**What you should do**
Go through the listing and set it down exactly, leaving out its pictures.

**Data provided**
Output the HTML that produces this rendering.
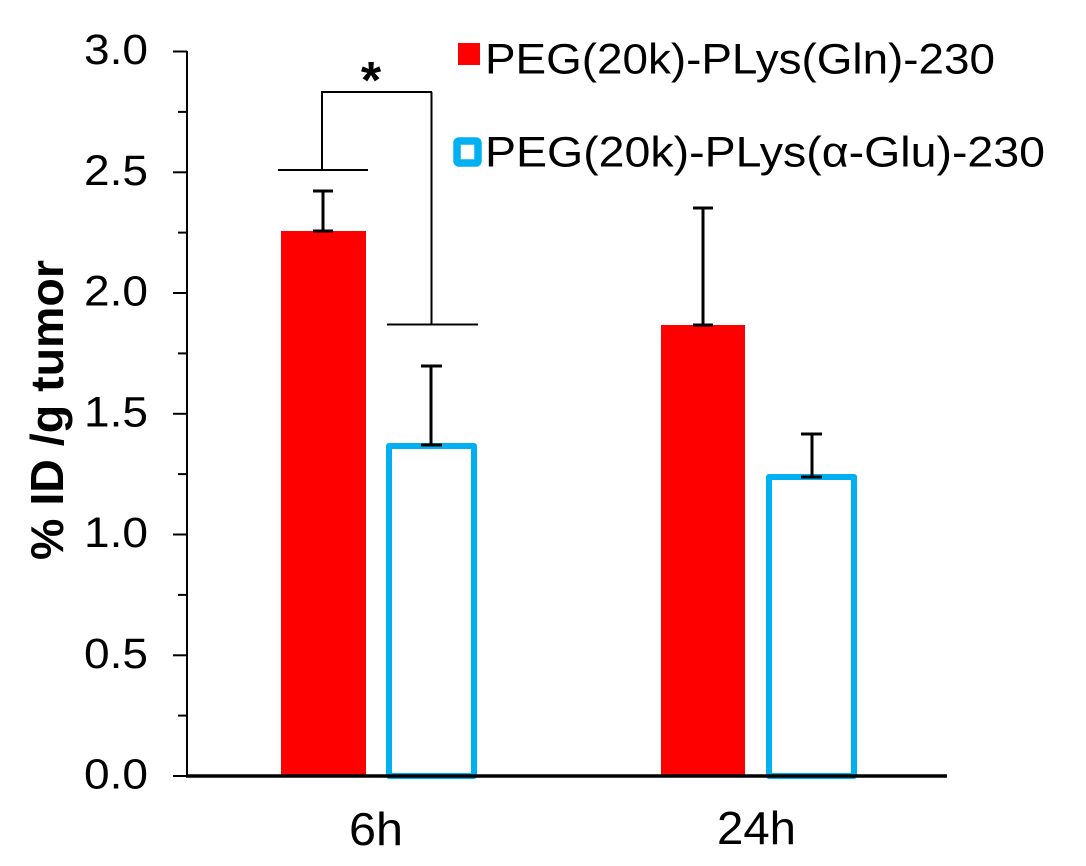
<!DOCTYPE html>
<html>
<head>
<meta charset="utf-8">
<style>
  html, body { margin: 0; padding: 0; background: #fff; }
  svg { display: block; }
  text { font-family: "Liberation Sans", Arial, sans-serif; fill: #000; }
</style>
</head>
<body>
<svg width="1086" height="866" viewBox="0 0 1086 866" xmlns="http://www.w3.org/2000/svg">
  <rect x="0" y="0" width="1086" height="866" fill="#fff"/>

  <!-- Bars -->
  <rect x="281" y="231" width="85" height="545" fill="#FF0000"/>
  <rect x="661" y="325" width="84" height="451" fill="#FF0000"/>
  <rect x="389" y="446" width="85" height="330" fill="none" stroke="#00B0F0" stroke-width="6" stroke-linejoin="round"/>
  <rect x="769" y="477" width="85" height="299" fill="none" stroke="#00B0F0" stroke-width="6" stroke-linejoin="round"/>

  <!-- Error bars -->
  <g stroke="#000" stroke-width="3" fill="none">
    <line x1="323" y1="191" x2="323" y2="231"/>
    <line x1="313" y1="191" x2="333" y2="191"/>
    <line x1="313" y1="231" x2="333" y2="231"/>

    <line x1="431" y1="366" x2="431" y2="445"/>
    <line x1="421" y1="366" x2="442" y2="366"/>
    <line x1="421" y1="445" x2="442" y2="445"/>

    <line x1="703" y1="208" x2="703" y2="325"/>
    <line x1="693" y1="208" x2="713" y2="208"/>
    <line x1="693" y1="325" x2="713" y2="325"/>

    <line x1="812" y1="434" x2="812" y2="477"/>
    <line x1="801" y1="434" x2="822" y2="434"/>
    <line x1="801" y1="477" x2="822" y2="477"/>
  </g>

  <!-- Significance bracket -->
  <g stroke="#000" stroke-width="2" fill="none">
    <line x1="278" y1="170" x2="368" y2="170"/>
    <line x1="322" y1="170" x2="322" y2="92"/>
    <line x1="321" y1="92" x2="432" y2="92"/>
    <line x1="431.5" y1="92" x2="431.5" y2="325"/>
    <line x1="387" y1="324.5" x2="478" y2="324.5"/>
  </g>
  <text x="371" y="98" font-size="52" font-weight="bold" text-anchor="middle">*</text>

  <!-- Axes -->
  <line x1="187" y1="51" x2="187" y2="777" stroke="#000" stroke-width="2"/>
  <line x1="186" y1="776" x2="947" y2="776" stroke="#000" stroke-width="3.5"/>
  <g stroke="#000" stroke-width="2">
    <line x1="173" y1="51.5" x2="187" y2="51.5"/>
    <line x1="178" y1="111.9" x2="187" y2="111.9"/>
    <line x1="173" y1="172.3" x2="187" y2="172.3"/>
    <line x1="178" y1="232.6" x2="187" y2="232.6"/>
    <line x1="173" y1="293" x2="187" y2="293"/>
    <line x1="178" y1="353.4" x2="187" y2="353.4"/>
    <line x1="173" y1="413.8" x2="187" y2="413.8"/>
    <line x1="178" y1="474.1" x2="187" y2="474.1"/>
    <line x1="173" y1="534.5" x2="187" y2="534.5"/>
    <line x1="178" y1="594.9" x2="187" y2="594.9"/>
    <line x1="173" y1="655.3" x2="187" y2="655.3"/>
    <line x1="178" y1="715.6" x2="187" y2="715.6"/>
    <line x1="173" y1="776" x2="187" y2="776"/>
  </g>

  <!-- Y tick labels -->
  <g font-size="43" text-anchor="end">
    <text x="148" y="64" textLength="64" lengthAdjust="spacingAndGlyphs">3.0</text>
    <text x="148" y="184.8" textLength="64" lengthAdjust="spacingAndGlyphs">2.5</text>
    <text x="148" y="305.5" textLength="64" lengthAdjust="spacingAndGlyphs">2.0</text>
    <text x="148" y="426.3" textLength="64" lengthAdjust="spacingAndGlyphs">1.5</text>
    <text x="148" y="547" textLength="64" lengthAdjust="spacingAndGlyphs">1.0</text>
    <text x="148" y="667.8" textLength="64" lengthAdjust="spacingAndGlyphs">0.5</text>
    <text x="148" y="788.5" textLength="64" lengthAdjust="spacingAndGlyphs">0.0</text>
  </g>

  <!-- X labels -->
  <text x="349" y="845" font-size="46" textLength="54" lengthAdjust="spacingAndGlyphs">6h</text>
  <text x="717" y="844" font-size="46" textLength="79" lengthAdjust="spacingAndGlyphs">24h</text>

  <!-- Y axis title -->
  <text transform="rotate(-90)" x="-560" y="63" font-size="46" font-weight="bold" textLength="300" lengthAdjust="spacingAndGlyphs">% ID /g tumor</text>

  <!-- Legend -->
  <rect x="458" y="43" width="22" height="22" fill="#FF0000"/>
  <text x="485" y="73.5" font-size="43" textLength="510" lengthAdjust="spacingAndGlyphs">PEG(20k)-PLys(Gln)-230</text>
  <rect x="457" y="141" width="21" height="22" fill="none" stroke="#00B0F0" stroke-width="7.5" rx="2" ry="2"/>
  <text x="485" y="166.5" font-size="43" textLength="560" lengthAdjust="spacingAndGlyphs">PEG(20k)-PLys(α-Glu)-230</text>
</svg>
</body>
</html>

**The answer**
Output the HTML that produces this rendering.
<!DOCTYPE html>
<html>
<head>
<meta charset="utf-8">
<style>
  html, body { margin: 0; padding: 0; background: #fff; }
  svg { display: block; }
  text { font-family: "Liberation Sans", Arial, sans-serif; fill: #000; }
</style>
</head>
<body>
<svg width="1086" height="866" viewBox="0 0 1086 866" xmlns="http://www.w3.org/2000/svg">
  <rect x="0" y="0" width="1086" height="866" fill="#fff"/>

  <!-- Bars -->
  <rect x="281" y="231" width="85" height="545" fill="#FF0000"/>
  <rect x="661" y="325" width="84" height="451" fill="#FF0000"/>
  <rect x="389" y="446" width="85" height="330" fill="none" stroke="#00B0F0" stroke-width="6" stroke-linejoin="round"/>
  <rect x="769" y="477" width="85" height="299" fill="none" stroke="#00B0F0" stroke-width="6" stroke-linejoin="round"/>

  <!-- Error bars -->
  <g stroke="#000" stroke-width="3" fill="none">
    <line x1="323" y1="191" x2="323" y2="231"/>
    <line x1="313" y1="191" x2="333" y2="191"/>
    <line x1="313" y1="231" x2="333" y2="231"/>

    <line x1="431" y1="366" x2="431" y2="445"/>
    <line x1="421" y1="366" x2="442" y2="366"/>
    <line x1="421" y1="445" x2="442" y2="445"/>

    <line x1="703" y1="208" x2="703" y2="325"/>
    <line x1="693" y1="208" x2="713" y2="208"/>
    <line x1="693" y1="325" x2="713" y2="325"/>

    <line x1="812" y1="434" x2="812" y2="477"/>
    <line x1="801" y1="434" x2="822" y2="434"/>
    <line x1="801" y1="477" x2="822" y2="477"/>
  </g>

  <!-- Significance bracket -->
  <g stroke="#000" stroke-width="2" fill="none">
    <line x1="278" y1="170" x2="368" y2="170"/>
    <line x1="322" y1="170" x2="322" y2="92"/>
    <line x1="321" y1="92" x2="432" y2="92"/>
    <line x1="431.5" y1="92" x2="431.5" y2="325"/>
    <line x1="387" y1="324.5" x2="478" y2="324.5"/>
  </g>
  <text x="371" y="98" font-size="52" font-weight="bold" text-anchor="middle">*</text>

  <!-- Axes -->
  <line x1="187" y1="51" x2="187" y2="777" stroke="#000" stroke-width="2"/>
  <line x1="186" y1="776" x2="947" y2="776" stroke="#000" stroke-width="3.5"/>
  <g stroke="#000" stroke-width="2">
    <line x1="173" y1="51.5" x2="187" y2="51.5"/>
    <line x1="178" y1="111.9" x2="187" y2="111.9"/>
    <line x1="173" y1="172.3" x2="187" y2="172.3"/>
    <line x1="178" y1="232.6" x2="187" y2="232.6"/>
    <line x1="173" y1="293" x2="187" y2="293"/>
    <line x1="178" y1="353.4" x2="187" y2="353.4"/>
    <line x1="173" y1="413.8" x2="187" y2="413.8"/>
    <line x1="178" y1="474.1" x2="187" y2="474.1"/>
    <line x1="173" y1="534.5" x2="187" y2="534.5"/>
    <line x1="178" y1="594.9" x2="187" y2="594.9"/>
    <line x1="173" y1="655.3" x2="187" y2="655.3"/>
    <line x1="178" y1="715.6" x2="187" y2="715.6"/>
    <line x1="173" y1="776" x2="187" y2="776"/>
  </g>

  <!-- Y tick labels -->
  <g font-size="43" text-anchor="end">
    <text x="148" y="64" textLength="64" lengthAdjust="spacingAndGlyphs">3.0</text>
    <text x="148" y="184.8" textLength="64" lengthAdjust="spacingAndGlyphs">2.5</text>
    <text x="148" y="305.5" textLength="64" lengthAdjust="spacingAndGlyphs">2.0</text>
    <text x="148" y="426.3" textLength="64" lengthAdjust="spacingAndGlyphs">1.5</text>
    <text x="148" y="547" textLength="64" lengthAdjust="spacingAndGlyphs">1.0</text>
    <text x="148" y="667.8" textLength="64" lengthAdjust="spacingAndGlyphs">0.5</text>
    <text x="148" y="788.5" textLength="64" lengthAdjust="spacingAndGlyphs">0.0</text>
  </g>

  <!-- X labels -->
  <text x="349" y="845" font-size="46" textLength="54" lengthAdjust="spacingAndGlyphs">6h</text>
  <text x="717" y="844" font-size="46" textLength="79" lengthAdjust="spacingAndGlyphs">24h</text>

  <!-- Y axis title -->
  <text transform="rotate(-90)" x="-560" y="63" font-size="46" font-weight="bold" textLength="300" lengthAdjust="spacingAndGlyphs">% ID /g tumor</text>

  <!-- Legend -->
  <rect x="458" y="43" width="22" height="22" fill="#FF0000"/>
  <text x="485" y="73.5" font-size="43" textLength="510" lengthAdjust="spacingAndGlyphs">PEG(20k)-PLys(Gln)-230</text>
  <rect x="457" y="141" width="21" height="22" fill="none" stroke="#00B0F0" stroke-width="7.5" rx="2" ry="2"/>
  <text x="485" y="166.5" font-size="43" textLength="560" lengthAdjust="spacingAndGlyphs">PEG(20k)-PLys(α-Glu)-230</text>
</svg>
</body>
</html>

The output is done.